··· INFORMATION SHOWN ···

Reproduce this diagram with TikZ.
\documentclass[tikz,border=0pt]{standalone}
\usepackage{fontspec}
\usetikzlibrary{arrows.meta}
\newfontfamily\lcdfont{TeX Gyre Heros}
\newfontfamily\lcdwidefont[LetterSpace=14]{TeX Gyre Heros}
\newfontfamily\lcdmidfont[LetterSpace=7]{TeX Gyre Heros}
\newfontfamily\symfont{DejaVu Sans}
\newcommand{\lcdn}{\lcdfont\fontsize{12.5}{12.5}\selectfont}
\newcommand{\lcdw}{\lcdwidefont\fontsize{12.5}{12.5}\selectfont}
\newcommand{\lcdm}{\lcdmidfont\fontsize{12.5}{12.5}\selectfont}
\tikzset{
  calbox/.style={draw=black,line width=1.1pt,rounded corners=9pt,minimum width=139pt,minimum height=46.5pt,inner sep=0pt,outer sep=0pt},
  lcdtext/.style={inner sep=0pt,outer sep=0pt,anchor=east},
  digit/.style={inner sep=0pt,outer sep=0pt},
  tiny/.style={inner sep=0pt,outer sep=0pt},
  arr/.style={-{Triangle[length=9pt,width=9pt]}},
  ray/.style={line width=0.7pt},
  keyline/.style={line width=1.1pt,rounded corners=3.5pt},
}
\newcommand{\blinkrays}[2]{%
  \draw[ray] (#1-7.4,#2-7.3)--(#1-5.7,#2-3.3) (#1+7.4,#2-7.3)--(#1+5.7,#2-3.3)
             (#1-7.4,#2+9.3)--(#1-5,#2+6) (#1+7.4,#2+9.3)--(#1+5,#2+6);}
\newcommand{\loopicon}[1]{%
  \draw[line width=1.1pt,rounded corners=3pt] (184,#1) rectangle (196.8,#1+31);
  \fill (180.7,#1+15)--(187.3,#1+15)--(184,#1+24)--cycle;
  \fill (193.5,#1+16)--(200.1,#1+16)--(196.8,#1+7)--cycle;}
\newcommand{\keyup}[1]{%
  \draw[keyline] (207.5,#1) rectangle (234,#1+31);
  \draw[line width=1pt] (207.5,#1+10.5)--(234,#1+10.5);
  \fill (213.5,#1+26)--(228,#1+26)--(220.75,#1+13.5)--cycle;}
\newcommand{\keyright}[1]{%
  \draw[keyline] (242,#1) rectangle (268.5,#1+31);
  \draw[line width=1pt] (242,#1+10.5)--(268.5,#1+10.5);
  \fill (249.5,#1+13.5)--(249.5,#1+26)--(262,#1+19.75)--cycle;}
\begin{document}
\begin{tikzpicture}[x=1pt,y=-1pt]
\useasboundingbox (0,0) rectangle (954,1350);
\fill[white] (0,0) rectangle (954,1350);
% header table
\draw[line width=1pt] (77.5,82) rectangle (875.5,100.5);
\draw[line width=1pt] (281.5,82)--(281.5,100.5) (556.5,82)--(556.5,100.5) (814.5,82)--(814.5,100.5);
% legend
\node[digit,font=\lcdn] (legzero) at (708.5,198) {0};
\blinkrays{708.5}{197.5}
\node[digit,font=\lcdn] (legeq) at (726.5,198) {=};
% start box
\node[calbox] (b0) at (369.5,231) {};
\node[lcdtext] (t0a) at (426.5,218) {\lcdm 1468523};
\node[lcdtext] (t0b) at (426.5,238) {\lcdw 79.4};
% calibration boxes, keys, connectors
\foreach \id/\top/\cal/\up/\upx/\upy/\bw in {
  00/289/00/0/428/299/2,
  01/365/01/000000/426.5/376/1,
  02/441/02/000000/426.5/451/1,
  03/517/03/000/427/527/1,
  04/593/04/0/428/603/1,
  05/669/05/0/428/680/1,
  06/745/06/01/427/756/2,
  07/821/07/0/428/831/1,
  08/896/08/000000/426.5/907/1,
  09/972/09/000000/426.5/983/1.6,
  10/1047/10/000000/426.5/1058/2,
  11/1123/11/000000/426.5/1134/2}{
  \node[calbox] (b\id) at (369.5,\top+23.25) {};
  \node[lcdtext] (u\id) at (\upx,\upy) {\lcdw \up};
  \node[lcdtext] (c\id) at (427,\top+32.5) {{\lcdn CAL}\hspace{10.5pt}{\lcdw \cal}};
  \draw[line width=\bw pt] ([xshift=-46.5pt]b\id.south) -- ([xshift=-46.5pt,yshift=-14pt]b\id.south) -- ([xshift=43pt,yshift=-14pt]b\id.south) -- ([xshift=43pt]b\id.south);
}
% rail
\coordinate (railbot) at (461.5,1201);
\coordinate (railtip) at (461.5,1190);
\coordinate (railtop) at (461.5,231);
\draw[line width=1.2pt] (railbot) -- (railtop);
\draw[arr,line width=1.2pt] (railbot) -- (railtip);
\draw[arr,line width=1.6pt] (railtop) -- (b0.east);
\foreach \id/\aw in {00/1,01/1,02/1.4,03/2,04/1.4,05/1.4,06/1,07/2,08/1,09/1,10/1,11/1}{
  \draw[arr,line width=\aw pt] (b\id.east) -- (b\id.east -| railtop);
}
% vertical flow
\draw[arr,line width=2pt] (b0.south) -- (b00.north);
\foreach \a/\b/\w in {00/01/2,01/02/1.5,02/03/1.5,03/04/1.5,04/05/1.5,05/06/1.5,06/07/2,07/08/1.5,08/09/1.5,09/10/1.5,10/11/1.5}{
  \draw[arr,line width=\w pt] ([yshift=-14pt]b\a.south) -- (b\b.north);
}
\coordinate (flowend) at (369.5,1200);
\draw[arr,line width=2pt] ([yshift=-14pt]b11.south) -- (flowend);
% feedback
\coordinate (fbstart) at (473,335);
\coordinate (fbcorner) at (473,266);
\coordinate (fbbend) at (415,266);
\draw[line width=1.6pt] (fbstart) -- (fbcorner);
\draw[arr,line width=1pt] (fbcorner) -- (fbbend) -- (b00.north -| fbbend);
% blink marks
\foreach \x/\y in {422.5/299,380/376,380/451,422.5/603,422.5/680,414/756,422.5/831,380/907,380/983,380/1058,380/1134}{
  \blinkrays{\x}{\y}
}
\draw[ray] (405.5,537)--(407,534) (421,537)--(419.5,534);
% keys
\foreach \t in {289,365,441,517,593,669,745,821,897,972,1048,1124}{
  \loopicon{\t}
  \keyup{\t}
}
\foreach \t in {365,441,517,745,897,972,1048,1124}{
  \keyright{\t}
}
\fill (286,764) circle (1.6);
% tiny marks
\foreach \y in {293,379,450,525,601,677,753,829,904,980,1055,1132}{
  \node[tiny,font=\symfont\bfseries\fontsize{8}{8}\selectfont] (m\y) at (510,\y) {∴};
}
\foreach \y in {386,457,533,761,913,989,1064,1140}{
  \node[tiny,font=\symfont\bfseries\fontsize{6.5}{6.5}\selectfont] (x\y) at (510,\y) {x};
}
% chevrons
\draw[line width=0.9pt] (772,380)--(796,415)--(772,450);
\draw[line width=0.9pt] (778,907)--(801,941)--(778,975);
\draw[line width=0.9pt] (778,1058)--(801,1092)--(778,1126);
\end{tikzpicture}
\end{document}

···

■ WHAT YOU NEED TO DO ■
Reproduce the whole listing word for word.

■ EXPECTED ANSWER ■
Reproduce this diagram with TikZ.
\documentclass[tikz,border=0pt]{standalone}
\usepackage{fontspec}
\usetikzlibrary{arrows.meta}
\newfontfamily\lcdfont{TeX Gyre Heros}
\newfontfamily\lcdwidefont[LetterSpace=14]{TeX Gyre Heros}
\newfontfamily\lcdmidfont[LetterSpace=7]{TeX Gyre Heros}
\newfontfamily\symfont{DejaVu Sans}
\newcommand{\lcdn}{\lcdfont\fontsize{12.5}{12.5}\selectfont}
\newcommand{\lcdw}{\lcdwidefont\fontsize{12.5}{12.5}\selectfont}
\newcommand{\lcdm}{\lcdmidfont\fontsize{12.5}{12.5}\selectfont}
\tikzset{
  calbox/.style={draw=black,line width=1.1pt,rounded corners=9pt,minimum width=139pt,minimum height=46.5pt,inner sep=0pt,outer sep=0pt},
  lcdtext/.style={inner sep=0pt,outer sep=0pt,anchor=east},
  digit/.style={inner sep=0pt,outer sep=0pt},
  tiny/.style={inner sep=0pt,outer sep=0pt},
  arr/.style={-{Triangle[length=9pt,width=9pt]}},
  ray/.style={line width=0.7pt},
  keyline/.style={line width=1.1pt,rounded corners=3.5pt},
}
\newcommand{\blinkrays}[2]{%
  \draw[ray] (#1-7.4,#2-7.3)--(#1-5.7,#2-3.3) (#1+7.4,#2-7.3)--(#1+5.7,#2-3.3)
             (#1-7.4,#2+9.3)--(#1-5,#2+6) (#1+7.4,#2+9.3)--(#1+5,#2+6);}
\newcommand{\loopicon}[1]{%
  \draw[line width=1.1pt,rounded corners=3pt] (184,#1) rectangle (196.8,#1+31);
  \fill (180.7,#1+15)--(187.3,#1+15)--(184,#1+24)--cycle;
  \fill (193.5,#1+16)--(200.1,#1+16)--(196.8,#1+7)--cycle;}
\newcommand{\keyup}[1]{%
  \draw[keyline] (207.5,#1) rectangle (234,#1+31);
  \draw[line width=1pt] (207.5,#1+10.5)--(234,#1+10.5);
  \fill (213.5,#1+26)--(228,#1+26)--(220.75,#1+13.5)--cycle;}
\newcommand{\keyright}[1]{%
  \draw[keyline] (242,#1) rectangle (268.5,#1+31);
  \draw[line width=1pt] (242,#1+10.5)--(268.5,#1+10.5);
  \fill (249.5,#1+13.5)--(249.5,#1+26)--(262,#1+19.75)--cycle;}
\begin{document}
\begin{tikzpicture}[x=1pt,y=-1pt]
\useasboundingbox (0,0) rectangle (954,1350);
\fill[white] (0,0) rectangle (954,1350);
% header table
\draw[line width=1pt] (77.5,82) rectangle (875.5,100.5);
\draw[line width=1pt] (281.5,82)--(281.5,100.5) (556.5,82)--(556.5,100.5) (814.5,82)--(814.5,100.5);
% legend
\node[digit,font=\lcdn] (legzero) at (708.5,198) {0};
\blinkrays{708.5}{197.5}
\node[digit,font=\lcdn] (legeq) at (726.5,198) {=};
% start box
\node[calbox] (b0) at (369.5,231) {};
\node[lcdtext] (t0a) at (426.5,218) {\lcdm 1468523};
\node[lcdtext] (t0b) at (426.5,238) {\lcdw 79.4};
% calibration boxes, keys, connectors
\foreach \id/\top/\cal/\up/\upx/\upy/\bw in {
  00/289/00/0/428/299/2,
  01/365/01/000000/426.5/376/1,
  02/441/02/000000/426.5/451/1,
  03/517/03/000/427/527/1,
  04/593/04/0/428/603/1,
  05/669/05/0/428/680/1,
  06/745/06/01/427/756/2,
  07/821/07/0/428/831/1,
  08/896/08/000000/426.5/907/1,
  09/972/09/000000/426.5/983/1.6,
  10/1047/10/000000/426.5/1058/2,
  11/1123/11/000000/426.5/1134/2}{
  \node[calbox] (b\id) at (369.5,\top+23.25) {};
  \node[lcdtext] (u\id) at (\upx,\upy) {\lcdw \up};
  \node[lcdtext] (c\id) at (427,\top+32.5) {{\lcdn CAL}\hspace{10.5pt}{\lcdw \cal}};
  \draw[line width=\bw pt] ([xshift=-46.5pt]b\id.south) -- ([xshift=-46.5pt,yshift=-14pt]b\id.south) -- ([xshift=43pt,yshift=-14pt]b\id.south) -- ([xshift=43pt]b\id.south);
}
% rail
\coordinate (railbot) at (461.5,1201);
\coordinate (railtip) at (461.5,1190);
\coordinate (railtop) at (461.5,231);
\draw[line width=1.2pt] (railbot) -- (railtop);
\draw[arr,line width=1.2pt] (railbot) -- (railtip);
\draw[arr,line width=1.6pt] (railtop) -- (b0.east);
\foreach \id/\aw in {00/1,01/1,02/1.4,03/2,04/1.4,05/1.4,06/1,07/2,08/1,09/1,10/1,11/1}{
  \draw[arr,line width=\aw pt] (b\id.east) -- (b\id.east -| railtop);
}
% vertical flow
\draw[arr,line width=2pt] (b0.south) -- (b00.north);
\foreach \a/\b/\w in {00/01/2,01/02/1.5,02/03/1.5,03/04/1.5,04/05/1.5,05/06/1.5,06/07/2,07/08/1.5,08/09/1.5,09/10/1.5,10/11/1.5}{
  \draw[arr,line width=\w pt] ([yshift=-14pt]b\a.south) -- (b\b.north);
}
\coordinate (flowend) at (369.5,1200);
\draw[arr,line width=2pt] ([yshift=-14pt]b11.south) -- (flowend);
% feedback
\coordinate (fbstart) at (473,335);
\coordinate (fbcorner) at (473,266);
\coordinate (fbbend) at (415,266);
\draw[line width=1.6pt] (fbstart) -- (fbcorner);
\draw[arr,line width=1pt] (fbcorner) -- (fbbend) -- (b00.north -| fbbend);
% blink marks
\foreach \x/\y in {422.5/299,380/376,380/451,422.5/603,422.5/680,414/756,422.5/831,380/907,380/983,380/1058,380/1134}{
  \blinkrays{\x}{\y}
}
\draw[ray] (405.5,537)--(407,534) (421,537)--(419.5,534);
% keys
\foreach \t in {289,365,441,517,593,669,745,821,897,972,1048,1124}{
  \loopicon{\t}
  \keyup{\t}
}
\foreach \t in {365,441,517,745,897,972,1048,1124}{
  \keyright{\t}
}
\fill (286,764) circle (1.6);
% tiny marks
\foreach \y in {293,379,450,525,601,677,753,829,904,980,1055,1132}{
  \node[tiny,font=\symfont\bfseries\fontsize{8}{8}\selectfont] (m\y) at (510,\y) {∴};
}
\foreach \y in {386,457,533,761,913,989,1064,1140}{
  \node[tiny,font=\symfont\bfseries\fontsize{6.5}{6.5}\selectfont] (x\y) at (510,\y) {x};
}
% chevrons
\draw[line width=0.9pt] (772,380)--(796,415)--(772,450);
\draw[line width=0.9pt] (778,907)--(801,941)--(778,975);
\draw[line width=0.9pt] (778,1058)--(801,1092)--(778,1126);
\end{tikzpicture}
\end{document}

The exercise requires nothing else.